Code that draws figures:
-- begin --
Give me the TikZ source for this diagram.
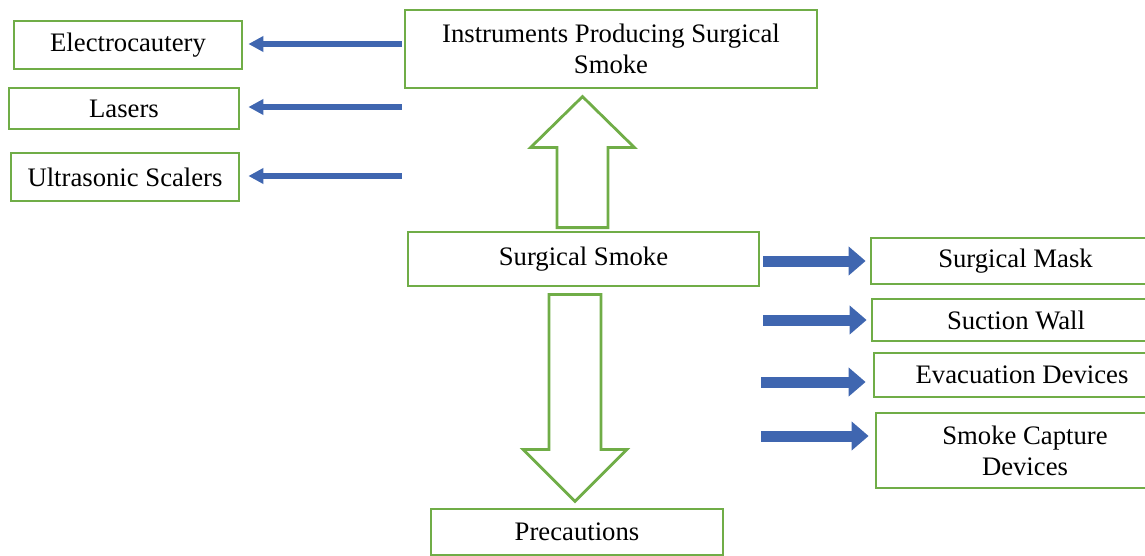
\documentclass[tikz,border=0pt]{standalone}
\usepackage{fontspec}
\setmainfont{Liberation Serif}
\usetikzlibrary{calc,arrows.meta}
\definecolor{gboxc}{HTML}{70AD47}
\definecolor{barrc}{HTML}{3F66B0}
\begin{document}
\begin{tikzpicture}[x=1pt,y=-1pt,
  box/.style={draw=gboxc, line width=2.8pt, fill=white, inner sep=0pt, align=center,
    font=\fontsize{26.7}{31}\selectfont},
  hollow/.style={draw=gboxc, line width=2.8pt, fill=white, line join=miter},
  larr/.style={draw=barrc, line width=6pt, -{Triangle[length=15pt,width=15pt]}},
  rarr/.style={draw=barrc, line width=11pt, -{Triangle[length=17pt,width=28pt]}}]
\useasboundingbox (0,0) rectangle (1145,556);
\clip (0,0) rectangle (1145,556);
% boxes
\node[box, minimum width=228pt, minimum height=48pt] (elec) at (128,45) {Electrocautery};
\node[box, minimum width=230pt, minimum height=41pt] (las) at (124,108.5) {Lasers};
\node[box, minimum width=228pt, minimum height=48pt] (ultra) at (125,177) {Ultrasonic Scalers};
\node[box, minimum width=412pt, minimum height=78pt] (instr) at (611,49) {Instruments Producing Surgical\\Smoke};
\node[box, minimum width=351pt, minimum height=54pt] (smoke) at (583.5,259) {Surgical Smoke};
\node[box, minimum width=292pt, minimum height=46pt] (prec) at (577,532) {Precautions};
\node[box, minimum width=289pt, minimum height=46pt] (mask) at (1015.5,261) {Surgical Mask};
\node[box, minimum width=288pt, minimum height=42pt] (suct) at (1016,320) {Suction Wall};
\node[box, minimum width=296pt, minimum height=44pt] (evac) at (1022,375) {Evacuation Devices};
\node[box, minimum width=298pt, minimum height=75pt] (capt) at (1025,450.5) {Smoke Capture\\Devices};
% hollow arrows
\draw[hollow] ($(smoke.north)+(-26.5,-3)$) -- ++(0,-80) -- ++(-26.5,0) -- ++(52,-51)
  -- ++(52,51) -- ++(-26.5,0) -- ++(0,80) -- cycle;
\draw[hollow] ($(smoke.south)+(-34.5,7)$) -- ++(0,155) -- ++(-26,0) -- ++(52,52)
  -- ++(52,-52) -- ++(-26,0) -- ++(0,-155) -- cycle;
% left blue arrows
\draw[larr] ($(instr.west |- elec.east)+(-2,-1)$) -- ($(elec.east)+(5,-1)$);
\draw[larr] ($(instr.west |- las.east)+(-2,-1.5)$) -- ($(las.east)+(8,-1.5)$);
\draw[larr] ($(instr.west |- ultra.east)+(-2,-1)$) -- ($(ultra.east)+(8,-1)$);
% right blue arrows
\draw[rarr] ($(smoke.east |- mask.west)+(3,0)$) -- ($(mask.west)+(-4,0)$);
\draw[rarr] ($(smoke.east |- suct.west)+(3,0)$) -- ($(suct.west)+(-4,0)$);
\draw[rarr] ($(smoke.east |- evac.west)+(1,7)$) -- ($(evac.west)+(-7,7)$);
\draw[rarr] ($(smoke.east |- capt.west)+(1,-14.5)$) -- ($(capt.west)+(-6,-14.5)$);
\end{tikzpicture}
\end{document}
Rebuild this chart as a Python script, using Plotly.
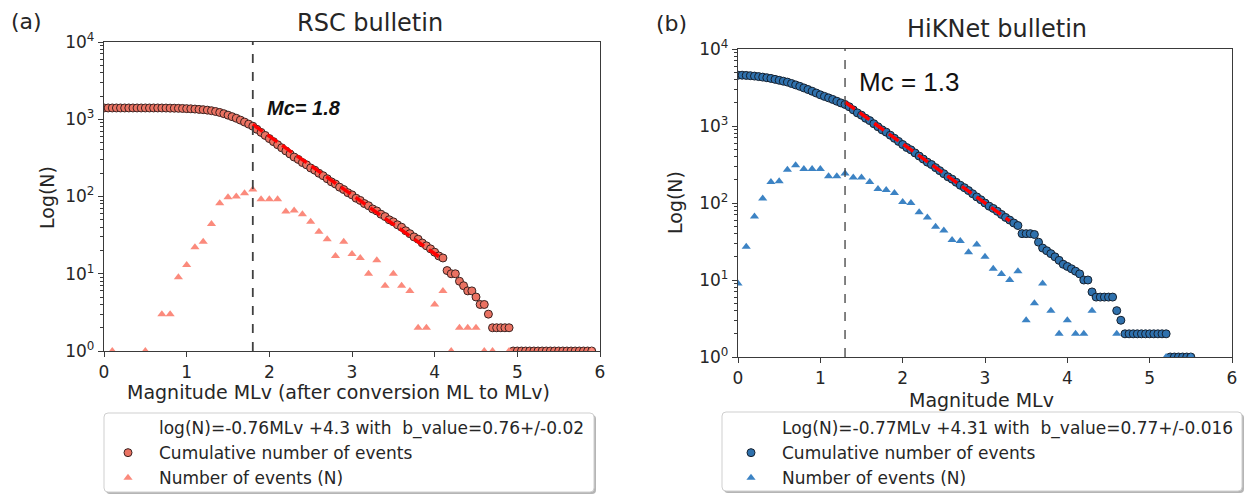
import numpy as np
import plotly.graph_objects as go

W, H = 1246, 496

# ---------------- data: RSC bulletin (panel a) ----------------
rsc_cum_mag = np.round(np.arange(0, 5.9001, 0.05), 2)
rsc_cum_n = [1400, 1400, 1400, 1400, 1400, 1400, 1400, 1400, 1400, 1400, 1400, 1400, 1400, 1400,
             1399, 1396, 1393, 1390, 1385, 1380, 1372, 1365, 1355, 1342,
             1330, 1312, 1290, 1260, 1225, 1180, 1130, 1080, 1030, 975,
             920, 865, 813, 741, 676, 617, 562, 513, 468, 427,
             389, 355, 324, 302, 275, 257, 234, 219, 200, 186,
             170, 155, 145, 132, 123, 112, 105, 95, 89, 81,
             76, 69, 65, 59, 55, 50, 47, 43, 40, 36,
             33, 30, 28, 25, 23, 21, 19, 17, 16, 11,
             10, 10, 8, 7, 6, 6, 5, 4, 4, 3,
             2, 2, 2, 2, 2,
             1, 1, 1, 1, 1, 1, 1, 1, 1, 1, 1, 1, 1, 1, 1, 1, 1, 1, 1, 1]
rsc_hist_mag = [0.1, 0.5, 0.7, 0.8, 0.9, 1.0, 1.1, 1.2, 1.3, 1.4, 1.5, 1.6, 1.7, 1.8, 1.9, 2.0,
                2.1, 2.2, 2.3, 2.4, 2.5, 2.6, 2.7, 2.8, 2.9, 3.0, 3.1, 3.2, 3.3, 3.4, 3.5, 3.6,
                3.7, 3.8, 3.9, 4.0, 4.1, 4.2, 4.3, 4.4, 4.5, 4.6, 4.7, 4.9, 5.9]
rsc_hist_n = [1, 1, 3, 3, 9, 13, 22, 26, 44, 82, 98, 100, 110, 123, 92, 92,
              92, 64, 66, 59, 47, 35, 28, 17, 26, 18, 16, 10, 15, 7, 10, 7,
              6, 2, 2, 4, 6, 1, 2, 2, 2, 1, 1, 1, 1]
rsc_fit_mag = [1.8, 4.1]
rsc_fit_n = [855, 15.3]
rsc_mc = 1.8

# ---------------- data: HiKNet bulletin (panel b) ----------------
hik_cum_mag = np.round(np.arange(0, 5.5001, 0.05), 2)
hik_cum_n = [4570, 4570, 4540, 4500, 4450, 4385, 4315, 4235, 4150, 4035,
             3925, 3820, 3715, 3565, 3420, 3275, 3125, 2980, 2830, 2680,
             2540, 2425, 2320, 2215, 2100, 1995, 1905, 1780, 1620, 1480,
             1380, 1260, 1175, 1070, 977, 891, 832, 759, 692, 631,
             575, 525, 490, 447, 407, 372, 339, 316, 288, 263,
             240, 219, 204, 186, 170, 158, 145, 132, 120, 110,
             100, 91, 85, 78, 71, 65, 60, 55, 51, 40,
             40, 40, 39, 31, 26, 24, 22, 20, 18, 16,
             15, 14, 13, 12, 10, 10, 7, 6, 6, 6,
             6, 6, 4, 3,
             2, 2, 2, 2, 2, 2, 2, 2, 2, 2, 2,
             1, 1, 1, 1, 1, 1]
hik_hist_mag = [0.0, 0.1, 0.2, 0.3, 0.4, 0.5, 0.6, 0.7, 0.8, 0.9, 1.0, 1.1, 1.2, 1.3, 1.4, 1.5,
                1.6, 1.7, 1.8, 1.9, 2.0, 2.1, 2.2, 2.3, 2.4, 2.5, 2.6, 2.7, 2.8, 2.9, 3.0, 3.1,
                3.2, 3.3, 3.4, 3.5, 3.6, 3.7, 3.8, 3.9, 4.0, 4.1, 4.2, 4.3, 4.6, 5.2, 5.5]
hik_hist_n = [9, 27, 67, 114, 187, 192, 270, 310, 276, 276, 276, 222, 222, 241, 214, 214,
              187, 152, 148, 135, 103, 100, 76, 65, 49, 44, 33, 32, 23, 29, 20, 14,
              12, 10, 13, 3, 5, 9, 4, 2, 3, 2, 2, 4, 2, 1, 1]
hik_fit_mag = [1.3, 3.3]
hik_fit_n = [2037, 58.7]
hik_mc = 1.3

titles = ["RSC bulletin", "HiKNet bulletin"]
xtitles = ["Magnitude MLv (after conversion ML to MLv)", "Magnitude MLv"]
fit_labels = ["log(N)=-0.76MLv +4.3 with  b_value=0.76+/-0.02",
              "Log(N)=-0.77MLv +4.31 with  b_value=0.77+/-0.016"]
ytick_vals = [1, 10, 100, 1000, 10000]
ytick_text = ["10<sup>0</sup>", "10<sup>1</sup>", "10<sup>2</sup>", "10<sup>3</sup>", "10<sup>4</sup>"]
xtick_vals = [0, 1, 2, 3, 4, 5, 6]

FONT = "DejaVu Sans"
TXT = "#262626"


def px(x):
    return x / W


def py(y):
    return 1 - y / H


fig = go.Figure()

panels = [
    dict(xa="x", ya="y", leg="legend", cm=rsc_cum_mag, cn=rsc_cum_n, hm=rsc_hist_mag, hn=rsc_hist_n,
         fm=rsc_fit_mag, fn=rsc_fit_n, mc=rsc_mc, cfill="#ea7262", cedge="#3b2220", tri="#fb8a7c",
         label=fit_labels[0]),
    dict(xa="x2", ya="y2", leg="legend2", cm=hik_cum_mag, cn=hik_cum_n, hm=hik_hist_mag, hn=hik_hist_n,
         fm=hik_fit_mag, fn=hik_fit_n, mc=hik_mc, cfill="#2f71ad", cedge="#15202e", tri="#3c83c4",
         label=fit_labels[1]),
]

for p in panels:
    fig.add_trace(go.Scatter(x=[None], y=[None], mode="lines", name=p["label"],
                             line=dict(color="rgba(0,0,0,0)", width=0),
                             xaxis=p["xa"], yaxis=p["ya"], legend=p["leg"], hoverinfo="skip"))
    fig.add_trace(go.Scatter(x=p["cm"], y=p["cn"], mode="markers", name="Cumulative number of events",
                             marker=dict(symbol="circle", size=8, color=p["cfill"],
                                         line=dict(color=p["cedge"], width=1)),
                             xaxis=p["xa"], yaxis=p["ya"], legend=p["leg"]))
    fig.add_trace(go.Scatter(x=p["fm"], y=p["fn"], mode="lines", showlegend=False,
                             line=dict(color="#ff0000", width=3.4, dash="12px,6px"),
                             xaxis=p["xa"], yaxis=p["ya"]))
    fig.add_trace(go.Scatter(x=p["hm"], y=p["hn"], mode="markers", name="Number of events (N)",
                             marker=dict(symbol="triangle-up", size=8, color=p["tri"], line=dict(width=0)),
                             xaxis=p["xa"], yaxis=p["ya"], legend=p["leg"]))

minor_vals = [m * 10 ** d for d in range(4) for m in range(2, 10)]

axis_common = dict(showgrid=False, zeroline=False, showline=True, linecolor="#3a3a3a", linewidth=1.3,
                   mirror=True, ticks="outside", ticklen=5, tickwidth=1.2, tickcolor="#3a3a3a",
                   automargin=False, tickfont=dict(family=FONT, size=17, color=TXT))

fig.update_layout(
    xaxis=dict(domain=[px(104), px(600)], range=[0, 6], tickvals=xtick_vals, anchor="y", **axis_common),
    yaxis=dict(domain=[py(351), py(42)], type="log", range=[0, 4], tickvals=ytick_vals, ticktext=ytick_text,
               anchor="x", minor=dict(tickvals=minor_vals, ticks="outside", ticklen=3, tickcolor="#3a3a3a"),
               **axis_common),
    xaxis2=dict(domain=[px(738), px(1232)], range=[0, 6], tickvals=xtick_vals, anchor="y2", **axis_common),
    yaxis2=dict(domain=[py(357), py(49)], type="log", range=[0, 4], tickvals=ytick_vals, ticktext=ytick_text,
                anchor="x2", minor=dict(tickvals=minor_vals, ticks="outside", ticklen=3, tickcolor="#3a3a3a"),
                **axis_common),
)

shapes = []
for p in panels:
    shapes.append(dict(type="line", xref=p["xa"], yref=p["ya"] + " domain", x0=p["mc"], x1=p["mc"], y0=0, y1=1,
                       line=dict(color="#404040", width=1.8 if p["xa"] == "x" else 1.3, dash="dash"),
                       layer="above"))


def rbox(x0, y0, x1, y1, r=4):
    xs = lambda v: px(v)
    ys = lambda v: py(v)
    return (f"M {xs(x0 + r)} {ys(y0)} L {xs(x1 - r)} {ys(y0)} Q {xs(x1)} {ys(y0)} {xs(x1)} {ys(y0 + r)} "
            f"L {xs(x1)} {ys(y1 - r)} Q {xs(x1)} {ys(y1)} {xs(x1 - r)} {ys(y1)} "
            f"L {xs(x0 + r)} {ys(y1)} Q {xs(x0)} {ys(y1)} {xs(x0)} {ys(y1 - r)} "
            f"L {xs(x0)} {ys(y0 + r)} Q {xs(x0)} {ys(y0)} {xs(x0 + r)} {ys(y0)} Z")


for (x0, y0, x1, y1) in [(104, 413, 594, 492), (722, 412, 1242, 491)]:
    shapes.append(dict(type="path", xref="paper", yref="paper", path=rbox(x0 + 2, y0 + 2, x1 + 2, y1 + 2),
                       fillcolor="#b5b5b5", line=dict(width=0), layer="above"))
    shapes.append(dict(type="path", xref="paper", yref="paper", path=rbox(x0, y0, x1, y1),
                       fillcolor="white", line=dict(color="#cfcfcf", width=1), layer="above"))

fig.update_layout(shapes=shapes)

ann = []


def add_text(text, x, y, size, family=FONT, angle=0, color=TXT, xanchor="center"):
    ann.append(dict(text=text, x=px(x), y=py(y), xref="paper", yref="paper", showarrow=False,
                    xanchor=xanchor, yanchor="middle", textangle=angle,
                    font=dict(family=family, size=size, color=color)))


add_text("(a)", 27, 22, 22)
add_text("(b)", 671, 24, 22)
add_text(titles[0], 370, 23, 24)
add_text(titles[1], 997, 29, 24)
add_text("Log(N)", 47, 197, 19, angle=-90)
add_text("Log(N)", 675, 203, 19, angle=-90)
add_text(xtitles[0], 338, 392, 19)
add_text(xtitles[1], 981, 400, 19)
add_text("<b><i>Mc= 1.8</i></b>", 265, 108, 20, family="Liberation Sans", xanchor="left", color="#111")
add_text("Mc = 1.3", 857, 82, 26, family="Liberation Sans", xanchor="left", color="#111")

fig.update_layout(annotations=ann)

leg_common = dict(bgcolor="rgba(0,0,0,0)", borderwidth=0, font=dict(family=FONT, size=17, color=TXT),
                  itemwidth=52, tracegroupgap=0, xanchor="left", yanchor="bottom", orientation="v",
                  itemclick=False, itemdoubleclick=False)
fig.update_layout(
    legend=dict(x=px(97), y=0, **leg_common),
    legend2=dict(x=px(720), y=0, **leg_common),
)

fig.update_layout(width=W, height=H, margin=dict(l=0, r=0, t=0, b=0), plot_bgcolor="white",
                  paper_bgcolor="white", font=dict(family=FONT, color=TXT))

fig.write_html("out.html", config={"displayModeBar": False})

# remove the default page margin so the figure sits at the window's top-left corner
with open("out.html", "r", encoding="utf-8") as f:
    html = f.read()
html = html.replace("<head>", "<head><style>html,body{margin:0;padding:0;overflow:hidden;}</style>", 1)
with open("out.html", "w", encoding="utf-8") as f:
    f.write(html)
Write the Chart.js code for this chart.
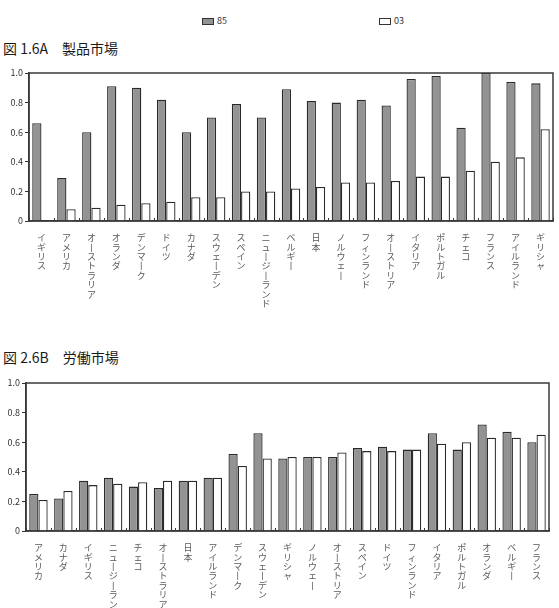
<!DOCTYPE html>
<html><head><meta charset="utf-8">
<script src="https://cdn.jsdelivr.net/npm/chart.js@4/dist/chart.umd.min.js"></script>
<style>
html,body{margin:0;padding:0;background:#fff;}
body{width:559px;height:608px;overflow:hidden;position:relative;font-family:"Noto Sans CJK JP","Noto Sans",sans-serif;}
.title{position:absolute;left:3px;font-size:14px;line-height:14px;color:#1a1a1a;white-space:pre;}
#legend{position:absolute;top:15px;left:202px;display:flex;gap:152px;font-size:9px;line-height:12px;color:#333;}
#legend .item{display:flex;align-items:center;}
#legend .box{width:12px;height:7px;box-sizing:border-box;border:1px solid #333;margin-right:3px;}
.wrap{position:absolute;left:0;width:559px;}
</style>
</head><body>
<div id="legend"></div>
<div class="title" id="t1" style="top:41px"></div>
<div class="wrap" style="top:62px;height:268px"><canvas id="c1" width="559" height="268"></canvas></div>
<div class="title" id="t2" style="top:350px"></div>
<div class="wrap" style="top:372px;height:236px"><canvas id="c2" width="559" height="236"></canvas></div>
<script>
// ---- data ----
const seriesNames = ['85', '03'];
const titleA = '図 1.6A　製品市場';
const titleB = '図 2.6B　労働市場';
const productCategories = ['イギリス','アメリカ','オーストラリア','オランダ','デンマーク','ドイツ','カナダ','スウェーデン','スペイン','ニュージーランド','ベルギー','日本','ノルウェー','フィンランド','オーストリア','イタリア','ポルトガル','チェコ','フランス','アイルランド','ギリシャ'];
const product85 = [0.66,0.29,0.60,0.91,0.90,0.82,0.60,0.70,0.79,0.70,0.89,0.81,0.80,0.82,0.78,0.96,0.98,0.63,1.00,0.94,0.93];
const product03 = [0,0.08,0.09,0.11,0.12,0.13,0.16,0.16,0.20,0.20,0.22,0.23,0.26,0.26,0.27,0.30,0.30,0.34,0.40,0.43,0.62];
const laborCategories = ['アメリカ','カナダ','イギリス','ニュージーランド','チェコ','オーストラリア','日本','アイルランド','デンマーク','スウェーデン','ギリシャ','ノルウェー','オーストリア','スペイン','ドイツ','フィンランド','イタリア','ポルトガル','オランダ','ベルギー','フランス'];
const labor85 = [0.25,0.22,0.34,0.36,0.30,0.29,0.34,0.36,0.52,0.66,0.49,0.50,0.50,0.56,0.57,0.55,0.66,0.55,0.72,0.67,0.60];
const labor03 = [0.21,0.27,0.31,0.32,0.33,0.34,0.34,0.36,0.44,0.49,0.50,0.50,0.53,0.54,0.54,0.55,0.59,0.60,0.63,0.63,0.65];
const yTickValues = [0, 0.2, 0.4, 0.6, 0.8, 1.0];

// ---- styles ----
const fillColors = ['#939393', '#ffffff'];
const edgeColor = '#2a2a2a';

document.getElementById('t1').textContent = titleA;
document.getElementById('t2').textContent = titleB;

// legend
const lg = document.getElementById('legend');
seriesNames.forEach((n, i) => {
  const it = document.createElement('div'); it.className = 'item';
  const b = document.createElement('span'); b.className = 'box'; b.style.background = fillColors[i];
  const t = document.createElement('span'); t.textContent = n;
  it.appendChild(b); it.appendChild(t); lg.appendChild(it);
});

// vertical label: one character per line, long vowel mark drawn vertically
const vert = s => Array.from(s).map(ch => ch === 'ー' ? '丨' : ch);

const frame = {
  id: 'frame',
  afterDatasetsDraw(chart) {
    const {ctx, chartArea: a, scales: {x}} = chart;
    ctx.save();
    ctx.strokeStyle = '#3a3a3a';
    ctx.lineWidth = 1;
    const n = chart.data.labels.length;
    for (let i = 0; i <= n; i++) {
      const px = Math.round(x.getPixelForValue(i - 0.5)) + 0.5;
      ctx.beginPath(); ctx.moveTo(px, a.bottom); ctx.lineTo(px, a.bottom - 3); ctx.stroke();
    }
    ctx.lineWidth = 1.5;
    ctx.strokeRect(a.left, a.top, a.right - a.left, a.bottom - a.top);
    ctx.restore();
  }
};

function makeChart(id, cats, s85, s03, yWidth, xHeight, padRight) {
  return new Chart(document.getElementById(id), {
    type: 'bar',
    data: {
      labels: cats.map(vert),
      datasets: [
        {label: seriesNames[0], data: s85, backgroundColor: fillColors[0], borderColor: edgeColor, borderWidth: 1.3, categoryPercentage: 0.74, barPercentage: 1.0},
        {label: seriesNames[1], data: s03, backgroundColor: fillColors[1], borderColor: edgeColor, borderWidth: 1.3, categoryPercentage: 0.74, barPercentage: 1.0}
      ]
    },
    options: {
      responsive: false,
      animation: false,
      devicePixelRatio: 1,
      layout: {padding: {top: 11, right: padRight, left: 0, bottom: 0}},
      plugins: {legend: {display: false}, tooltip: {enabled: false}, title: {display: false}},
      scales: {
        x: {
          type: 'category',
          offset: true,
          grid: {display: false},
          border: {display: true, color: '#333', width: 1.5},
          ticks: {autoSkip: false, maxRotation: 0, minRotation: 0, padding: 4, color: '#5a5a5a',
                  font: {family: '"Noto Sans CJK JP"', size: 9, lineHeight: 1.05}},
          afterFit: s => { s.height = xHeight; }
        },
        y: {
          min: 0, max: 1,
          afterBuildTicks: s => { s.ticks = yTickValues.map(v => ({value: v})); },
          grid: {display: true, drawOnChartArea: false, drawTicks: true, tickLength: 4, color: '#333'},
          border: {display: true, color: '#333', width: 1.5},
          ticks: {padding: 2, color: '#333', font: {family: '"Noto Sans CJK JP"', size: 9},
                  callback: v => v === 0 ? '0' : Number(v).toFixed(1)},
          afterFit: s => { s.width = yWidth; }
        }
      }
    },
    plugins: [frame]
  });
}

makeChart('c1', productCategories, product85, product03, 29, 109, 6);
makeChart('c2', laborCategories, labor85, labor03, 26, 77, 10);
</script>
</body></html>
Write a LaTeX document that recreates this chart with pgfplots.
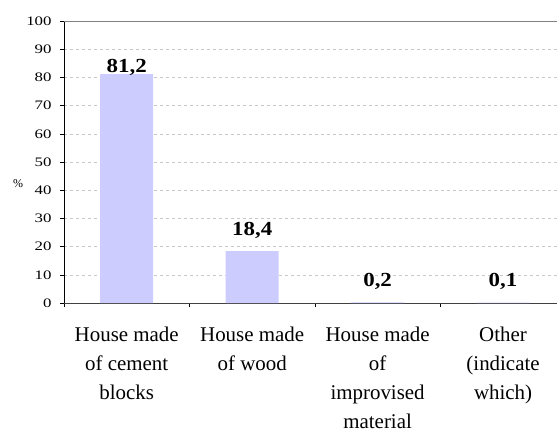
-- end --
PROBLEM TO WORK ON: Transcribe only the lines from the line holding "Rebuild this chart" through the line holding "W, H = 1246, 496", inclusive, without any of the pictures.

WRITTEN RESPONSE:
Rebuild this chart as a Python script, using Plotly.
import numpy as np
import plotly.graph_objects as go

W, H = 1246, 496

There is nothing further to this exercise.